I'm out of optimism. I need it all to come together already. I've spent ten years saying it will, and some of it plain hasn't and just might not. I need a clean, completed house, I need a rollicking career. I need, it seems like, a hundred thousand dollars to politely climb up my yoga pants leg and into my pocket. And Universe, you know me, I'll pay this jazz back tenfold, but really, I give up.

Help, please. You know where to find me. Still love you, Universe.

Jen

4 comments:

Anonymous said...

I liken my house more to "Miss Haversham" than Sanford and Son. I love my job very much but in an area with the highest concentration of PhDs in the country I often face a derisive "oh" when I talk about what I do. I'm *just* a writer. OBVIOUSLY not as smart as the lawyer scientist doctor blah blah blah.

Fight it Jenny, fight it. You have what matters in life. You could beautifully remodel your apt and in 10 years, will need to do it again. You could find the job of your dreams and lose it or have snobby PhDs blow snot on you. You could get out of debt only to have to go back into it because of some emergency.

Maybe instead of saying half-fixed, think more that it's just slowly-fixed? You're doggie paddling instead of butterfly stroking, but the point is, your head IS above water.

Mama said there'd be days like this.

xo,
JC, NC Div. Int. Order of Jennys

Anonymous said...

Wow Jen, your blog is über interesting.

I thought it might be comforting to know that we are in the same boat at the moment. I totally hear you on the 100K... Our one bedroom can barely contain us and sometimes it feels like the walls are caving in.
Maybe it's part of us being responsible adults and wanting to secure our children's future, maybe there's no particular reason for it.
All I know is that the universe has a way of course-correcting and I am hopeful that our day will come :)

Anonymous said...

Dear Jen

You do know that there is nothing that is ever out of place, order or time, don't you?

And you do know that complete acceptance of everything you are aware of, without exception, also means complete openness to everything that you are not aware of, don't you (yeah, think infinite possibilities)?

Which means that when you accept completely, you and I are in complete sync and that's when we do our best work together - creating that which your heart desires! Now that's the sort of thing that gets me really excited! Bet it does you too!

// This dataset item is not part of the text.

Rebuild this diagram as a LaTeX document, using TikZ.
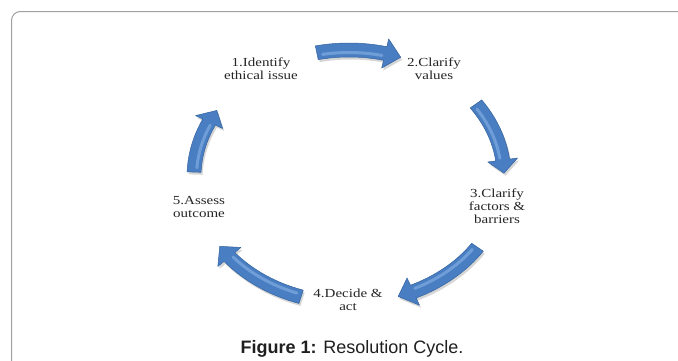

So Jen, when do we start???

Your best friend, God.

Anonymous said...

Jen:

About 3-4 months ago I saw this article about Haitians eating dirt to survive, and it really put everything in perspective:

http://www.usatoday.com/news/world/2008-01-30-haiti-poor_N.htm

Since then, every time one of my clients talks about how unfair something is, I remind them that we all all in the wealthiest top 5% of the entire planet, and as long as you are not forced to choose which of your children will get to survive by eating dirt cookies tonight, you can STFU and GBTW.

I know this is a little on the tough love side, but its the truth. Most residents of this world would kill dozens just to live our lives for a while. We are truly lucky to have the opportunity to scrape together a living.

I also look at my own family history with its Ellis Island/LES/Hell's Kitchen background and realize the difficulties we face are nothing compared to those suffered by my own family just 75 years ago.

One day, you may or may not get past the debt and worry, but until then, there is no reason to give up. You are already doing a lot better than you realize. yes, this is all a matter of perspective, but you were the one who brought the Universe into the discussion.